Eva Mendes wants to stop 'yelling' at her and Ryan Gosling's daughters to quit difficult parenting pattern
LOS ANGELES, CALIFORNIA: Eva Mendes, known for her fiercely private nature when it comes to her family, has always been open about the challenges of motherhood.
As the proud mother of two daughters, Esmeralda and Amada, whom she shares with actor Ryan Gosling, Mendes is candid about her parenting journey, as per HOLA Magazine.
Despite her reluctance to share photos or personal moments publicly, she has often spoken about the emotional toll of raising children and the lessons she’s learning along the way.
Eva Mendes reveals her commitment to breaking the habit of yelling with her daughters
During a recent heartfelt discussion on the show 'Parenting & You With Dr Shefali', Eva Mendes opened up about one of her biggest parenting challenges—breaking the habit of yelling.
"I don't yell in a harsh way, like telling them to 'shut up', but it's still yelling," Mendes confessed. "It's not about being mean, but it's the yelling itself that feels cultural to me."
While reflecting on her past, the actress grew emotional, tearing up as she expressed her deep desire to parent differently from how she was raised.
"I really don't want to raise my kids with fear," she said. "I hope I don't look back in 20 years and regret it because it's so unfair to them."
Mendes, who was born to Cuban parents Eva Perez Suarez and Juan Carlos Mendez, has often discussed how her upbringing shaped her approach to motherhood.
She was raised in a home full of love, but also one marked by chaos and frequent yelling.
The actress shared how this dynamic affected her, saying, "In my 20s, I was determined not to be like my parents. But now, I'm shocked at how much I'm like my mother. I adore her, but my childhood was full of anxiety and turmoil, even though my family was loving."
At 50, Mendes has realized how difficult it can be to break away from behaviors learned in childhood.
One of the hardest aspects of parenting for her has been the pressure of rushing and the tendency to raise her voice in frustration. "It's something I'm really struggling with," she admitted during the interview.
The actress also expressed a deep sense of empathy for her mother, who endured a traumatic upbringing.
Mendes spoke about the guilt she felt growing up in the US after her family fought hard to create a new life there. "I think about how good I have it compared to what my mom went through, and it makes me feel ashamed," she confessed.
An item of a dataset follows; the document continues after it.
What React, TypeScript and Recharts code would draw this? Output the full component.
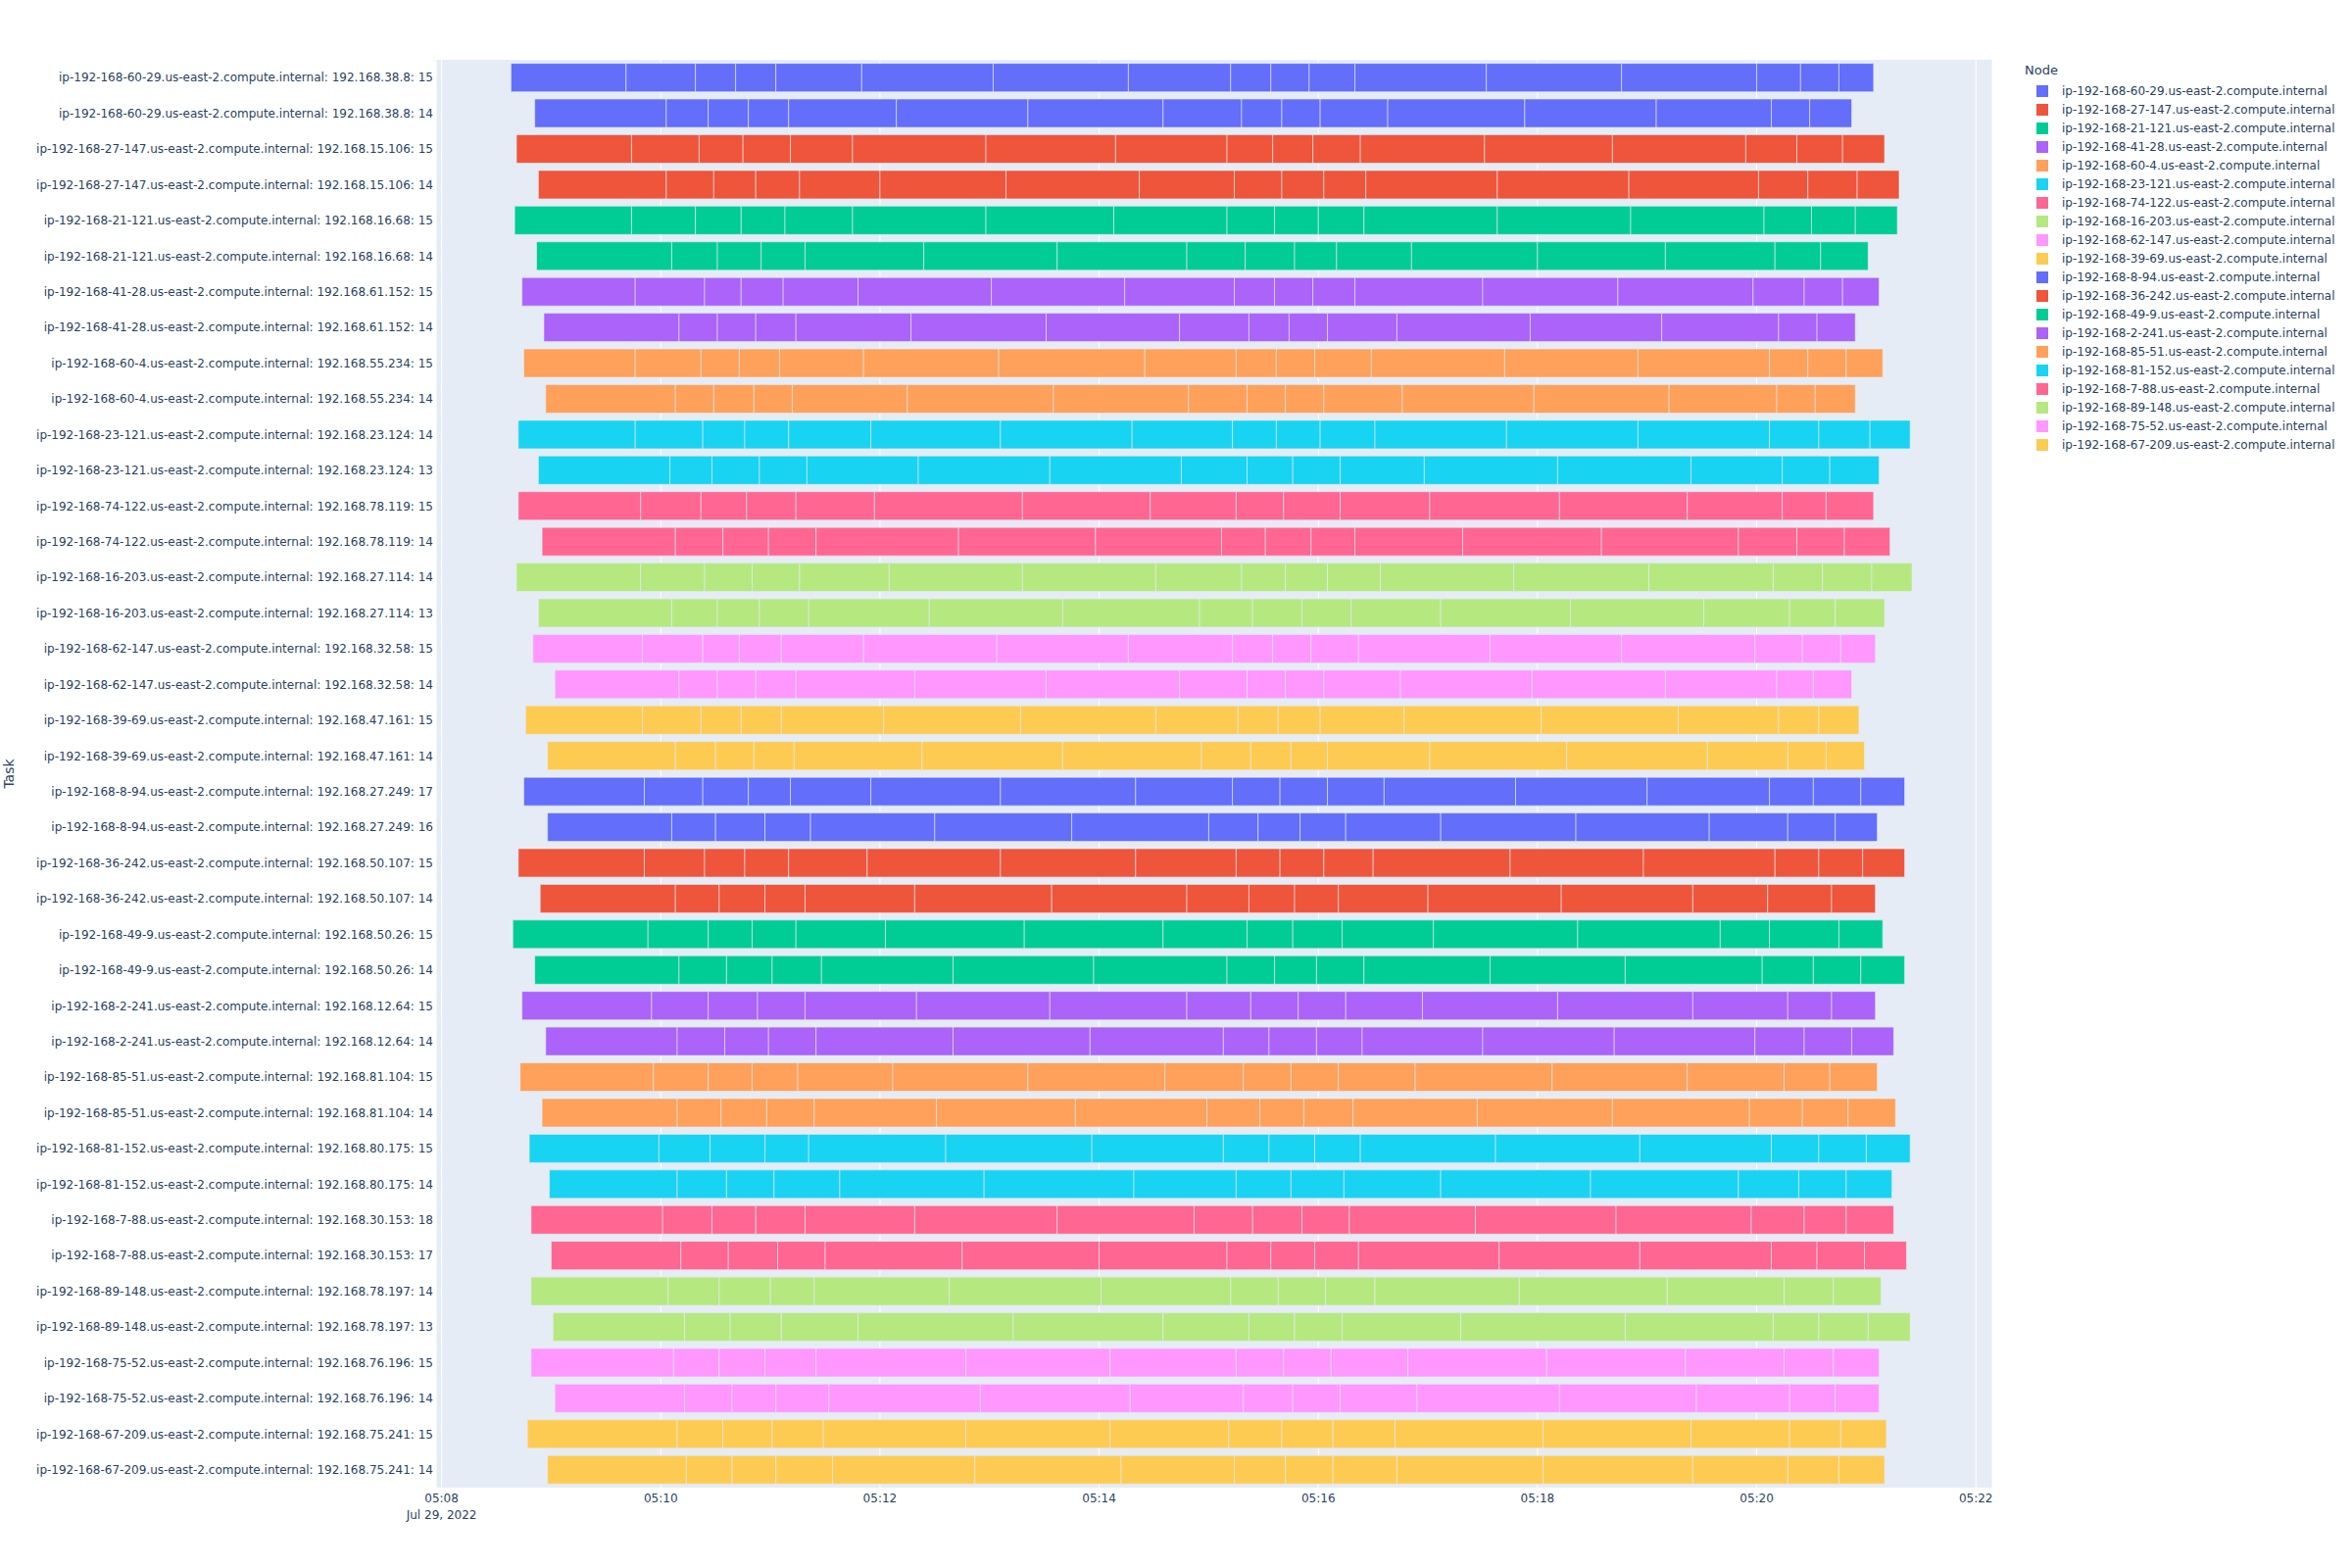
import { BarChart, Bar, XAxis, YAxis, CartesianGrid, Cell } from "recharts";

const nodeNames = [
  "ip-192-168-60-29.us-east-2.compute.internal",
  "ip-192-168-27-147.us-east-2.compute.internal",
  "ip-192-168-21-121.us-east-2.compute.internal",
  "ip-192-168-41-28.us-east-2.compute.internal",
  "ip-192-168-60-4.us-east-2.compute.internal",
  "ip-192-168-23-121.us-east-2.compute.internal",
  "ip-192-168-74-122.us-east-2.compute.internal",
  "ip-192-168-16-203.us-east-2.compute.internal",
  "ip-192-168-62-147.us-east-2.compute.internal",
  "ip-192-168-39-69.us-east-2.compute.internal",
  "ip-192-168-8-94.us-east-2.compute.internal",
  "ip-192-168-36-242.us-east-2.compute.internal",
  "ip-192-168-49-9.us-east-2.compute.internal",
  "ip-192-168-2-241.us-east-2.compute.internal",
  "ip-192-168-85-51.us-east-2.compute.internal",
  "ip-192-168-81-152.us-east-2.compute.internal",
  "ip-192-168-7-88.us-east-2.compute.internal",
  "ip-192-168-89-148.us-east-2.compute.internal",
  "ip-192-168-75-52.us-east-2.compute.internal",
  "ip-192-168-67-209.us-east-2.compute.internal",
];

const palette = [
  "#636efa", "#EF553B", "#00cc96", "#ab63fa", "#FFA15A",
  "#19d3f3", "#FF6692", "#B6E880", "#FF97FF", "#FECB52",
];

const taskLabels = [
  "ip-192-168-60-29.us-east-2.compute.internal: 192.168.38.8: 15",
  "ip-192-168-60-29.us-east-2.compute.internal: 192.168.38.8: 14",
  "ip-192-168-27-147.us-east-2.compute.internal: 192.168.15.106: 15",
  "ip-192-168-27-147.us-east-2.compute.internal: 192.168.15.106: 14",
  "ip-192-168-21-121.us-east-2.compute.internal: 192.168.16.68: 15",
  "ip-192-168-21-121.us-east-2.compute.internal: 192.168.16.68: 14",
  "ip-192-168-41-28.us-east-2.compute.internal: 192.168.61.152: 15",
  "ip-192-168-41-28.us-east-2.compute.internal: 192.168.61.152: 14",
  "ip-192-168-60-4.us-east-2.compute.internal: 192.168.55.234: 15",
  "ip-192-168-60-4.us-east-2.compute.internal: 192.168.55.234: 14",
  "ip-192-168-23-121.us-east-2.compute.internal: 192.168.23.124: 14",
  "ip-192-168-23-121.us-east-2.compute.internal: 192.168.23.124: 13",
  "ip-192-168-74-122.us-east-2.compute.internal: 192.168.78.119: 15",
  "ip-192-168-74-122.us-east-2.compute.internal: 192.168.78.119: 14",
  "ip-192-168-16-203.us-east-2.compute.internal: 192.168.27.114: 14",
  "ip-192-168-16-203.us-east-2.compute.internal: 192.168.27.114: 13",
  "ip-192-168-62-147.us-east-2.compute.internal: 192.168.32.58: 15",
  "ip-192-168-62-147.us-east-2.compute.internal: 192.168.32.58: 14",
  "ip-192-168-39-69.us-east-2.compute.internal: 192.168.47.161: 15",
  "ip-192-168-39-69.us-east-2.compute.internal: 192.168.47.161: 14",
  "ip-192-168-8-94.us-east-2.compute.internal: 192.168.27.249: 17",
  "ip-192-168-8-94.us-east-2.compute.internal: 192.168.27.249: 16",
  "ip-192-168-36-242.us-east-2.compute.internal: 192.168.50.107: 15",
  "ip-192-168-36-242.us-east-2.compute.internal: 192.168.50.107: 14",
  "ip-192-168-49-9.us-east-2.compute.internal: 192.168.50.26: 15",
  "ip-192-168-49-9.us-east-2.compute.internal: 192.168.50.26: 14",
  "ip-192-168-2-241.us-east-2.compute.internal: 192.168.12.64: 15",
  "ip-192-168-2-241.us-east-2.compute.internal: 192.168.12.64: 14",
  "ip-192-168-85-51.us-east-2.compute.internal: 192.168.81.104: 15",
  "ip-192-168-85-51.us-east-2.compute.internal: 192.168.81.104: 14",
  "ip-192-168-81-152.us-east-2.compute.internal: 192.168.80.175: 15",
  "ip-192-168-81-152.us-east-2.compute.internal: 192.168.80.175: 14",
  "ip-192-168-7-88.us-east-2.compute.internal: 192.168.30.153: 18",
  "ip-192-168-7-88.us-east-2.compute.internal: 192.168.30.153: 17",
  "ip-192-168-89-148.us-east-2.compute.internal: 192.168.78.197: 14",
  "ip-192-168-89-148.us-east-2.compute.internal: 192.168.78.197: 13",
  "ip-192-168-75-52.us-east-2.compute.internal: 192.168.76.196: 15",
  "ip-192-168-75-52.us-east-2.compute.internal: 192.168.76.196: 14",
  "ip-192-168-67-209.us-east-2.compute.internal: 192.168.75.241: 15",
  "ip-192-168-67-209.us-east-2.compute.internal: 192.168.75.241: 14",
];

// start of each task chunk plus the final end, in seconds after 05:08:00 (Jul 29, 2022)
const taskEdges = [
  [38, 101, 139, 161, 183, 230, 302, 376, 432, 454, 475, 500, 572, 646, 720, 744, 765, 784],
  [51, 123, 146, 168, 190, 249, 321, 395, 438, 460, 481, 518, 593, 665, 728, 749, 772],
  [41, 104, 141, 165, 191, 225, 298, 369, 430, 455, 477, 503, 571, 641, 714, 742, 767, 790],
  [53, 123, 149, 172, 196, 240, 309, 382, 434, 460, 483, 506, 578, 650, 721, 748, 775, 798],
  [40, 104, 139, 164, 188, 225, 298, 368, 430, 456, 480, 505, 578, 651, 724, 750, 774, 797],
  [52, 126, 151, 175, 199, 264, 337, 408, 440, 467, 490, 531, 600, 670, 730, 755, 781],
  [44, 106, 144, 164, 187, 228, 301, 374, 434, 456, 477, 500, 570, 644, 718, 746, 767, 787],
  [56, 130, 151, 172, 194, 257, 331, 404, 442, 464, 485, 523, 596, 668, 732, 753, 774],
  [45, 106, 142, 163, 185, 231, 305, 385, 435, 457, 478, 509, 582, 655, 727, 748, 769, 789],
  [57, 128, 149, 171, 192, 255, 335, 409, 441, 462, 483, 526, 598, 672, 731, 752, 774],
  [42, 106, 143, 166, 190, 235, 306, 378, 433, 457, 481, 511, 583, 655, 727, 754, 782, 804],
  [53, 125, 148, 174, 200, 261, 333, 405, 441, 466, 492, 538, 611, 684, 734, 760, 787],
  [42, 109, 142, 167, 194, 237, 318, 388, 435, 461, 492, 541, 612, 682, 734, 758, 784],
  [55, 128, 154, 179, 205, 283, 358, 427, 451, 476, 500, 559, 635, 710, 742, 768, 793],
  [41, 109, 144, 170, 196, 245, 318, 391, 438, 462, 485, 514, 587, 661, 729, 756, 783, 805],
  [53, 126, 151, 174, 201, 267, 340, 415, 444, 471, 498, 547, 618, 691, 738, 763, 790],
  [50, 110, 143, 163, 186, 231, 304, 376, 433, 455, 476, 502, 574, 646, 719, 745, 766, 785],
  [62, 130, 151, 172, 194, 259, 331, 404, 441, 462, 483, 525, 597, 670, 731, 751, 772],
  [46, 110, 142, 164, 186, 242, 317, 391, 436, 458, 481, 527, 602, 677, 732, 754, 776],
  [58, 128, 150, 171, 193, 263, 340, 416, 443, 465, 485, 541, 616, 693, 737, 758, 779],
  [45, 111, 143, 168, 191, 235, 306, 380, 433, 459, 485, 516, 588, 660, 727, 751, 777, 801],
  [58, 126, 150, 177, 202, 270, 345, 420, 447, 470, 495, 547, 621, 694, 737, 763, 786],
  [42, 111, 144, 166, 190, 233, 306, 380, 435, 459, 483, 510, 585, 658, 730, 754, 778, 801],
  [54, 128, 152, 177, 199, 259, 334, 408, 442, 467, 491, 540, 613, 685, 726, 761, 785],
  [39, 113, 146, 170, 194, 243, 319, 395, 441, 466, 493, 543, 622, 700, 727, 765, 789],
  [51, 130, 156, 181, 208, 280, 357, 430, 456, 479, 505, 574, 648, 723, 751, 777, 801],
  [44, 115, 146, 173, 199, 260, 333, 408, 443, 469, 495, 537, 611, 685, 737, 761, 785],
  [57, 129, 155, 179, 205, 280, 355, 428, 453, 479, 504, 570, 642, 719, 746, 772, 795],
  [43, 116, 146, 170, 195, 247, 321, 396, 439, 465, 491, 533, 608, 682, 735, 760, 786],
  [55, 129, 153, 178, 204, 271, 347, 419, 448, 472, 499, 567, 641, 716, 745, 770, 796],
  [48, 119, 147, 177, 201, 276, 356, 428, 453, 478, 503, 577, 656, 728, 754, 780, 804],
  [59, 129, 156, 182, 218, 297, 379, 435, 465, 494, 547, 629, 710, 743, 769, 794],
  [49, 121, 148, 172, 199, 259, 337, 412, 444, 471, 497, 566, 643, 717, 746, 769, 795],
  [60, 131, 157, 184, 210, 285, 360, 430, 454, 478, 502, 579, 656, 728, 753, 779, 802],
  [49, 124, 152, 180, 204, 278, 361, 432, 458, 484, 511, 590, 671, 735, 762, 788],
  [61, 133, 158, 186, 228, 313, 395, 442, 467, 493, 558, 648, 729, 754, 781, 804],
  [49, 127, 152, 177, 205, 287, 366, 435, 461, 487, 529, 605, 681, 735, 762, 787],
  [62, 133, 159, 183, 212, 295, 377, 439, 466, 492, 534, 612, 687, 738, 763, 787],
  [47, 129, 154, 181, 209, 287, 366, 431, 460, 488, 522, 603, 684, 738, 766, 791],
  [58, 134, 159, 183, 214, 292, 372, 434, 462, 488, 523, 603, 685, 737, 765, 790],
];

const timeTicks = [0, 120, 240, 360, 480, 600, 720, 840];

const FONT = '"DejaVu Sans", Verdana, sans-serif';
const TEXT = "#2a3f5f";
const PLOT_BG = "#E5ECF6";

const colorOf = (task: string) =>
  palette[nodeNames.indexOf(task.split(":")[0]) % palette.length];

const segCount = Math.max(...taskEdges.map((e) => e.length - 1));

const rows = taskLabels.map((task, i) => {
  const edges = taskEdges[i];
  const row: Record<string, string | number> = { task, start: edges[0] };
  for (let k = 1; k < edges.length; k++) {
    row[`d${k}`] = edges[k] - edges[k - 1];
  }
  return row;
});

const clock = (sec: number) => {
  const m = 8 + Math.floor(sec / 60);
  return `05:${String(m).padStart(2, "0")}`;
};

const TimeTick = (props: any) => {
  const { x, y, payload, index } = props;
  return (
    <g>
      <text x={x} y={y + 13} textAnchor="middle" fill={TEXT} fontSize={12}>
        {clock(payload.value)}
      </text>
      {index === 0 && (
        <text x={x} y={y + 30} textAnchor="middle" fill={TEXT} fontSize={12}>
          Jul 29, 2022
        </text>
      )}
    </g>
  );
};

const App = () => {
  return (
    <div
      style={{
        position: "absolute",
        left: 0,
        top: 0,
        width: 2400,
        height: 1600,
        background: "#fff",
        fontFamily: FONT,
      }}
    >
      <BarChart
        width={2400}
        height={1600}
        layout="vertical"
        data={rows}
        margin={{ top: 61, right: 367, bottom: 0, left: 0 }}
        barCategoryGap="10%"
      >
        <CartesianGrid horizontal={false} stroke="#fff" strokeWidth={1} fill={PLOT_BG} />
        <XAxis
          type="number"
          domain={[-3, 849]}
          ticks={timeTicks}
          interval={0}
          height={82}
          axisLine={false}
          tickLine={false}
          tickSize={0}
          tick={<TimeTick />}
        />
        <YAxis
          type="category"
          dataKey="task"
          width={445}
          interval={0}
          axisLine={false}
          tickLine={false}
          tickSize={0}
          tickMargin={3}
          tick={{ fontSize: 12, fill: TEXT }}
          label={{
            value: "Task",
            angle: -90,
            position: "insideLeft",
            offset: 9,
            style: { textAnchor: "middle", fontSize: 14, fill: TEXT },
          }}
        />
        <Bar dataKey="start" stackId="t" fill="none" stroke="none" isAnimationActive={false} />
        {Array.from({ length: segCount }, (_, k) => (
          <Bar
            key={k}
            dataKey={`d${k + 1}`}
            stackId="t"
            stroke={PLOT_BG}
            strokeWidth={0.6}
            isAnimationActive={false}
          >
            {rows.map((r, i) => (
              <Cell key={i} fill={colorOf(r.task as string)} />
            ))}
          </Bar>
        ))}
      </BarChart>

      <div
        style={{
          position: "absolute",
          left: 2066,
          top: 64,
          fontSize: 13,
          lineHeight: "16px",
          color: TEXT,
        }}
      >
        Node
      </div>
      {nodeNames.map((n, i) => (
        <div
          key={n}
          style={{
            position: "absolute",
            left: 2078,
            top: 83 + i * 19,
            height: 19,
            display: "flex",
            alignItems: "center",
            fontSize: 12,
            color: TEXT,
            whiteSpace: "nowrap",
          }}
        >
          <span
            style={{
              display: "inline-block",
              width: 12,
              height: 12,
              background: palette[i % palette.length],
              marginRight: 14,
            }}
          />
          {n}
        </div>
      ))}
    </div>
  );
};

export default App;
Eva Mendes stepped away from the big screen to focus on motherhood
Eva Mendes has been away from the big screen for several years, but her choice to step back from Hollywood came easily.
She explained that choosing to focus on her children during their early years was "the easiest choice I've ever made."
Mendes believes that these formative years are crucial in shaping her daughters' futures, and she wanted to be fully present for them.
Reflecting on her earlier years, Mendes noted that motherhood wasn’t something she was ready for in her 20s.
"In my 20s, I wasn't ready," she said. "I was too wild and immature. Now, I'm in a much better place to raise kids."
Her appreciation for becoming a mother later in life has been reflected in various interviews, including one with HOLA! USA, where she revealed how motherhood has intensified her anxiety.
Mendes revealed that she already had anxiety as a child, but it intensified after she became a mother.
"It took so long for me to relax a little bit after [giving birth]," she shared. "I had one baby after another, and I remember it so viscerally, like, I would spend nights just staring at them and going, like, 'Oh, my God, what if something happens to me?'"
The intensity of these feelings led Mendes to discover the concept of matrescence—a term describing the process of becoming a mother.
She found solace in discovering that what she was going through had a name.
"I started looking stuff up because after I had my babies, I was like, this is so overwhelming, these feelings," Mendes said. "So it didn't feel like I was depressed; I was anxious. There's this wonderful word called matrescence, and it's basically the process of a woman becoming a mother."